Of course, it's technically the other way around. Twilight, our protagonist, is a spy tasked with maintaining peace between East and West Totally-Not-Germany during the mid-twentieth century. (Despite a couple of clear shots of the number “89,” it looks more like we're in the 60s than the 80s based on technology and vehicles, to say nothing of Twilight's flashback to what appears to be WWII.) His latest mission is the most dangerous and difficult yet: in order to get to his target, he needs a family. At first it looks like just a kid he can get enrolled in the target's prestigious school is enough, but by the end of the episode, it turns out that a wife will be necessary as well. Since he's clearly learning this “meaningful human interaction” thing from the ground up, this is very likely to be his toughest challenge yet.

Does that make it a good thing or a bad thing that the kid he picks out at the world's shadiest orphanage is a psychic? The jury's still out on that one when it comes to the mission, but in terms of the story, it's definitely a good thing. Anya, who is absolutely not quite six years old as she claims, is desperate for a family, and since her favorite cartoon involves spies, she's thrilled to have a new dad who is one – not that he knows that she knows. But it's also a source of insecurity for the little girl, because she can hear every single thought that goes through “Loid Forger's” head, and that plus her abandonment issues makes her a very insecure child desperately craving security. The episode doesn't shy away from that pathos, although it also doesn't dwell on it; quiet scenes like Anya snuggling under a sleeping Twilight's arm give us reassurance even as Twilight's struggle with parenthood and Anya's powers are played for laughs. It's a tough balance to strike, but the episode largely pulls it off.

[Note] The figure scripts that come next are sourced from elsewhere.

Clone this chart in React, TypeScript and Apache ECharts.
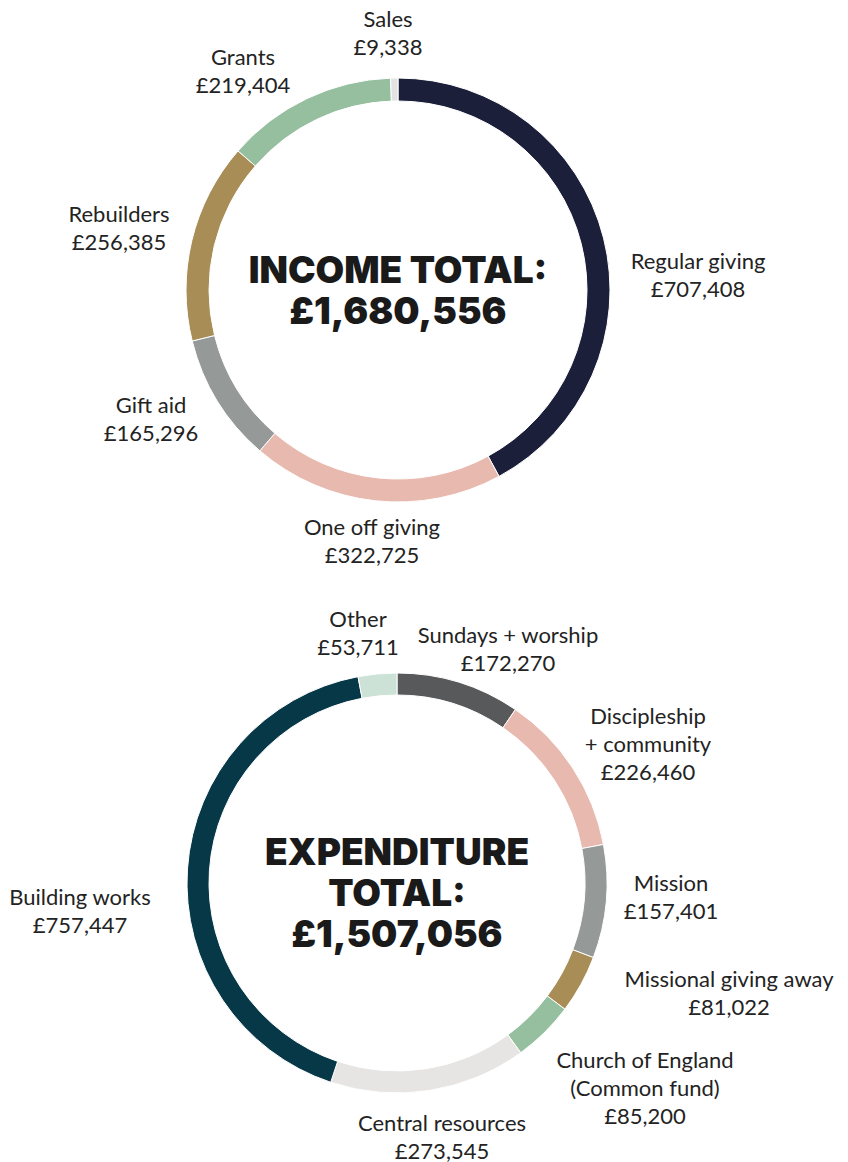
import React, { useEffect, useRef } from "react";
import * as echarts from "echarts";

// ---------- data ----------
const incomeCategories = ["Regular giving", "One off giving", "Gift aid", "Rebuilders", "Grants", "Sales"];
const incomeValues = [707408, 322725, 165296, 256385, 219404, 9338];
const incomeTotalText = ["INCOME TOTAL:", "£1,680,556"];

const expenditureCategories = [
  "Sundays + worship",
  "Discipleship\n+ community",
  "Mission",
  "Missional giving away",
  "Church of England\n(Common fund)",
  "Central resources",
  "Building works",
  "Other",
];
const expenditureValues = [172270, 226460, 157401, 81022, 85200, 273545, 757447, 53711];
const expenditureTotalText = ["EXPENDITURE", "TOTAL:", "£1,507,056"];

// ---------- styles / layout ----------
const incomeColors = ["#1c1f3a", "#e8b9ae", "#959997", "#a98d56", "#96bfa0", "#e3e3e1"];
const expenditureColors = ["#58595b", "#e8b9ae", "#959997", "#a98d56", "#96bfa0", "#e6e5e3", "#073847", "#cde2d6"];

const incomeCenter = [398, 290];
const incomeRadius = [189, 212];
const expenditureCenter = [397, 883];
const expenditureRadius = [188, 210];

// label block centres, offset from the pie centre
const incomeLabelOffsets = [
  [300, -16],
  [-26, 250],
  [-247, 128],
  [-279, -63],
  [-155, -220],
  [-10, -258],
];
const expenditureLabelOffsets = [
  [111, -235],
  [251, -140],
  [274, 13],
  [332, 109],
  [248, 204],
  [45, 253],
  [-317, 27],
  [-39, -251],
];

const LABEL_FONT = "Lato, 'Open Sans', sans-serif";
const TITLE_FONT = "Inter, Roboto, 'DejaVu Sans', sans-serif";

function fmt(v: number) {
  return "£" + v.toLocaleString("en-GB");
}

function makeSeries(
  names: string[],
  values: number[],
  colors: string[],
  center: number[],
  radius: number[],
  offsets: number[][]
) {
  return {
    type: "pie",
    center,
    radius,
    startAngle: 90,
    clockwise: true,
    avoidLabelOverlap: false,
    silent: true,
    itemStyle: { borderColor: "#ffffff", borderWidth: 1 },
    label: {
      show: true,
      position: "outside",
      formatter: (p: any) => p.name + "\n" + fmt(p.value),
      fontFamily: LABEL_FONT,
      fontSize: 22,
      fontWeight: 400,
      lineHeight: 28,
      color: "#232323",
      align: "center",
    },
    labelLine: { show: false },
    labelLayout: (p: any) => {
      const o = offsets[p.dataIndex];
      return { x: center[0] + o[0], y: center[1] + o[1], align: "center", verticalAlign: "middle" };
    },
    data: names.map((n, i) => ({ name: n, value: values[i], itemStyle: { color: colors[i] } })),
  };
}

export default function App() {
  const ref = useRef<HTMLDivElement>(null);
  useEffect(() => {
    if (!ref.current) return;
    const chart = echarts.init(ref.current, null, { renderer: "svg" });
    const titleStyle = {
      fontFamily: TITLE_FONT,
      fontSize: 37,
      fontWeight: 900,
      lineHeight: 41,
      fill: "#1a1a1a",
      align: "center",
      verticalAlign: "middle",
    };
    chart.setOption({
      animation: false,
      backgroundColor: "#ffffff",
      series: [
        makeSeries(incomeCategories, incomeValues, incomeColors, incomeCenter, incomeRadius, incomeLabelOffsets),
        makeSeries(
          expenditureCategories,
          expenditureValues,
          expenditureColors,
          expenditureCenter,
          expenditureRadius,
          expenditureLabelOffsets
        ),
      ],
      graphic: [
        {
          type: "text",
          x: incomeCenter[0],
          y: incomeCenter[1],
          style: { ...titleStyle, text: incomeTotalText.join("\n") },
        },
        {
          type: "text",
          x: expenditureCenter[0],
          y: expenditureCenter[1] + 9,
          style: { ...titleStyle, text: expenditureTotalText.join("\n") },
        },
      ],
    });
    return () => chart.dispose();
  }, []);
  return (
    <div
      ref={ref}
      style={{ position: "absolute", left: 0, top: 0, width: 848, height: 1162 }}
    />
  );
}
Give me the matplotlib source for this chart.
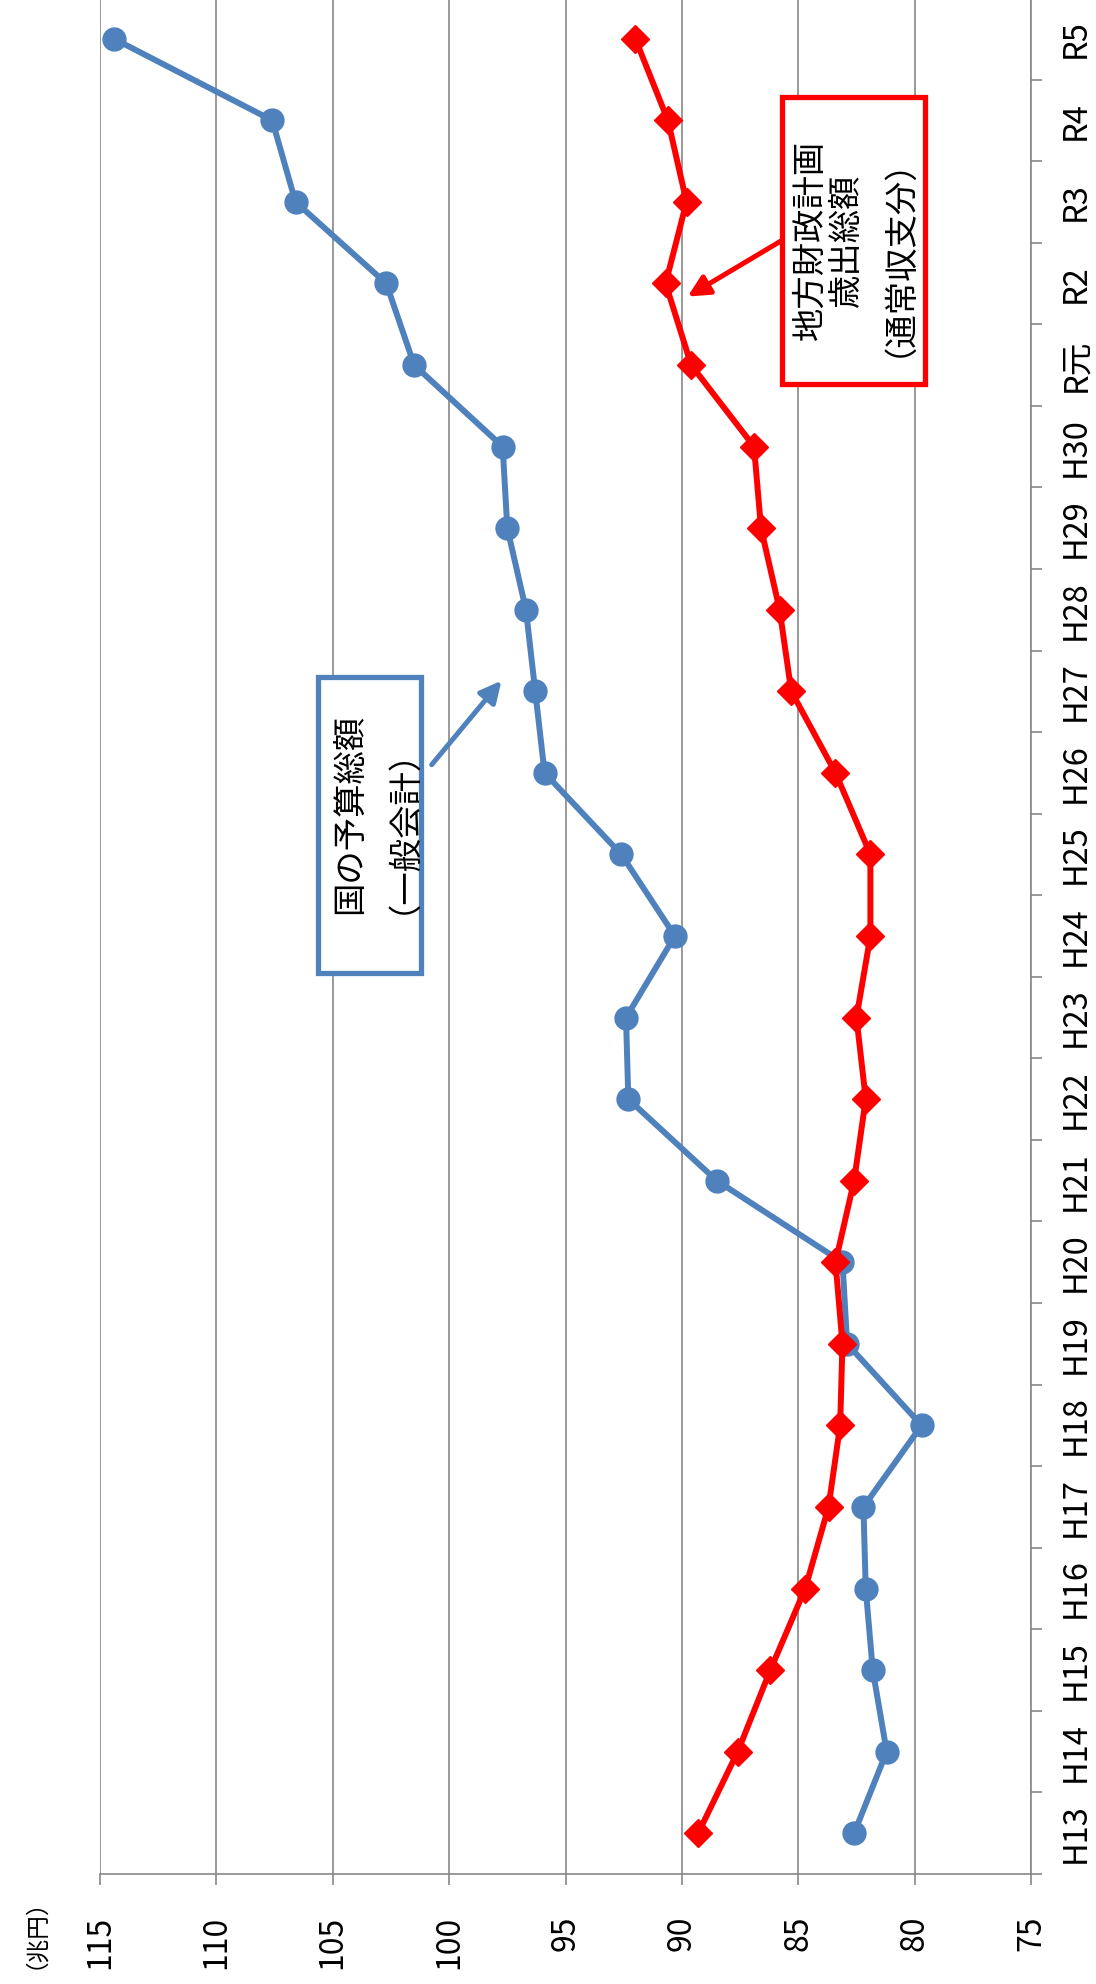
import matplotlib
matplotlib.use('Agg')
import matplotlib.pyplot as plt
from matplotlib.patches import Rectangle

plt.rcParams['font.family'] = ['Noto Sans CJK JP', 'DejaVu Sans']

years = ['H13', 'H14', 'H15', 'H16', 'H17', 'H18', 'H19', 'H20', 'H21', 'H22',
         'H23', 'H24', 'H25', 'H26', 'H27', 'H28', 'H29', 'H30',
         'R元', 'R2', 'R3', 'R4', 'R5']
# national budget, general account (trillion yen)
national = [82.6, 81.2, 81.8, 82.1, 82.2, 79.7, 82.9, 83.1, 88.5, 92.3,
            92.4, 90.3, 92.6, 95.9, 96.3, 96.7, 97.5, 97.7,
            101.5, 102.7, 106.6, 107.6, 114.4]
# local finance plan, total expenditure (ordinary)
local = [89.3, 87.6, 86.2, 84.7, 83.7, 83.2, 83.1, 83.4, 82.6, 82.1,
         82.5, 81.9, 81.9, 83.4, 85.3, 85.8, 86.6, 86.9,
         89.6, 90.7, 89.8, 90.6, 92.0]
value_ticks = [75, 80, 85, 90, 95, 100, 105, 110, 115]

BLUE = '#4F81BD'
RED = '#FF0000'
GRID = '#878787'

fig = plt.figure(figsize=(10.96, 19.84), dpi=100)
ax = fig.add_axes([100/1096, 110/1984, 931/1096, 1876/1984])

pos = list(range(len(years)))
ax.plot(national, pos, color=BLUE, lw=4.3, marker='o', markersize=16.5,
        solid_capstyle='round', zorder=3)
ax.plot(local, pos, color=RED, lw=4.3, marker='D', markersize=14,
        solid_capstyle='round', zorder=4)

ax.set_xlim(115, 75)
ax.set_ylim(-0.5, len(years) - 0.5)
ax.set_xticks(value_ticks)
ax.set_xticklabels([str(v) for v in value_ticks], rotation=90, fontsize=23)
ax.grid(axis='x', color=GRID, lw=1.2, zorder=0)
ax.tick_params(axis='x', direction='out', length=8, width=1.2, color=GRID, pad=22)

ax.yaxis.tick_right()
ax.set_yticks(pos)
ax.set_yticklabels(years, rotation=90, fontsize=23.5, va='center')
ax.set_yticks([p - 0.5 for p in pos] + [len(years) - 0.5], minor=True)
ax.tick_params(axis='y', which='major', length=0, pad=21)
ax.tick_params(axis='y', which='minor', direction='out', length=8, width=1.2, color=GRID)

for side in ['top', 'left']:
    ax.spines[side].set_visible(False)
for side in ['bottom', 'right']:
    ax.spines[side].set_color(GRID)
    ax.spines[side].set_linewidth(1.2)

# callout for national budget
ax.add_patch(Rectangle((101.2, 10.55), 4.45, 3.62, facecolor='white',
                       edgecolor=BLUE, lw=3.8, zorder=5))
ax.text(103.5, 12.5, '国の予算総額\n（一般会計）', rotation=90, ha='center', va='center',
        fontsize=24, linespacing=1.02, multialignment='center', zorder=6)
ax.annotate('', xy=(97.75, 14.13), xytext=(100.75, 13.1),
            arrowprops=dict(arrowstyle='-|>', color=BLUE, lw=3.6, mutation_scale=32,
                            shrinkA=0, shrinkB=0), zorder=6)

# callout for local finance plan
ax.add_patch(Rectangle((79.55, 17.77), 6.15, 3.52, facecolor='white',
                       edgecolor=RED, lw=3.8, zorder=5))
ax.text(82.95, 19.53, '地方財政計画\n歳出総額\n（通常収支分）', rotation=90, ha='center', va='center',
        fontsize=24, linespacing=1.02, multialignment='center', zorder=6)
ax.annotate('', xy=(89.75, 18.84), xytext=(85.75, 19.52),
            arrowprops=dict(arrowstyle='-|>', color=RED, lw=3.6, mutation_scale=32,
                            shrinkA=0, shrinkB=0), zorder=6)

fig.text(24/1096, 1 - 1922/1984, '（兆円）', rotation=90, ha='center', va='center', fontsize=17)

fig.savefig('out.png', dpi=100)
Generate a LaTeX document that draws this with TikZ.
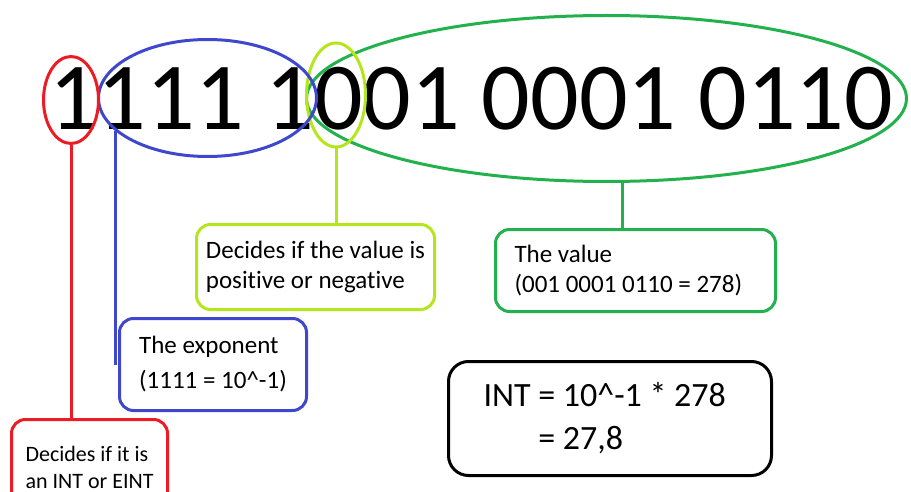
\documentclass[tikz,border=0pt]{standalone}
\usepackage{fontspec}
\setmainfont{Carlito}[Ligatures=CommonOff]
\usetikzlibrary{shapes.geometric,positioning}
\definecolor{sgnred}{RGB}{237,28,36}
\definecolor{expblue}{RGB}{63,72,204}
\definecolor{poslime}{RGB}{181,230,29}
\definecolor{valgreen}{RGB}{34,177,76}

\begin{document}
\begin{tikzpicture}[x=1pt,y=-1pt,
  ring/.style={draw,ellipse,line width=3pt,inner sep=0pt},
  note/.style={draw,rounded corners=14pt,line width=3pt,anchor=north west,align=left,
    font=\fontsize{25}{30}\selectfont,execute at begin node={\spaceskip=0pt\xspaceskip=0pt}},
  link/.style={line width=3pt}]
\useasboundingbox (0,0) rectangle (911,492);
\node[anchor=base west,inner sep=0pt,font=\fontsize{96}{96}\selectfont] (bits) at (49,130) {1111 1001 0001 0110};
% rings round the bit groups
\node[ring,valgreen,minimum width=600,minimum height=166] (val) at (606.5,98.5) {};
\node[ring,poslime,minimum width=59,minimum height=104] (sign) at (336,95) {};
\node[ring,expblue,minimum width=218,minimum height=117] (expo) at (207.5,98) {};
\node[ring,sgnred,minimum width=55,minimum height=87] (sgn) at (71,100) {};
% explanations
\node[note,poslime,text=black,minimum width=238,minimum height=85,text depth=4pt] (posbox) at (195,223) {Decides if the value is\\positive or negative};
\node[note,valgreen,text=black,minimum height=82,inner xsep=19pt,text width=242pt] (valbox) at (494,228) {The value\\(001 0001 0110 = 278)};
\node[note,expblue,text=black,minimum width=187,minimum height=92,font=\fontsize{25}{35}\selectfont] (expbox) at (118,317) {The exponent\\(1111 = 10\textasciicircum-1)};
\node[note,sgnred,text=black,minimum width=156,minimum height=95,font=\fontsize{22}{27}\selectfont] (intbox) at (10,418) {Decides if it is\\an INT or EINT};
\node[note,black,rounded corners=20pt,minimum height=114,inner xsep=35pt,text width=253pt,font=\fontsize{34}{43}\selectfont] (resbox) at (447,360) {INT = 10\textasciicircum-1 * 278\\\phantom{INT }= 27,8};
\draw[link,sgnred] (sgn.south) -- (sgn.south |- intbox.north);
\draw[link,expblue] (expo.200) -- (expo.200 |- expbox.west);
\draw[link,poslime] (sign.south) -- (sign.south |- posbox.north);
\draw[link,valgreen] (val.281) -- (val.281 |- valbox.north);
\end{tikzpicture}
\end{document}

There are also plenty of very good details in the backgrounds and props of the story, which give this the feeling of a grounded, fully realized world. They can be a bit on the nose, of course – one newspaper clearly shows the words “cold war” just in case you didn't get when the setting is – but mostly they just work to enhance the reality of the setting. Animation is fluid when it needs to be, such as the fight scene in Twilight's apartment, and if Anya's pink hair stands out in the otherwise realistic color scheme, that's very likely on purpose. As a fan of the source material, I'm very happy with this adaptation, and even if you haven't read the manga, this is absolutely worth checking out – especially if you're a fan of found family stories.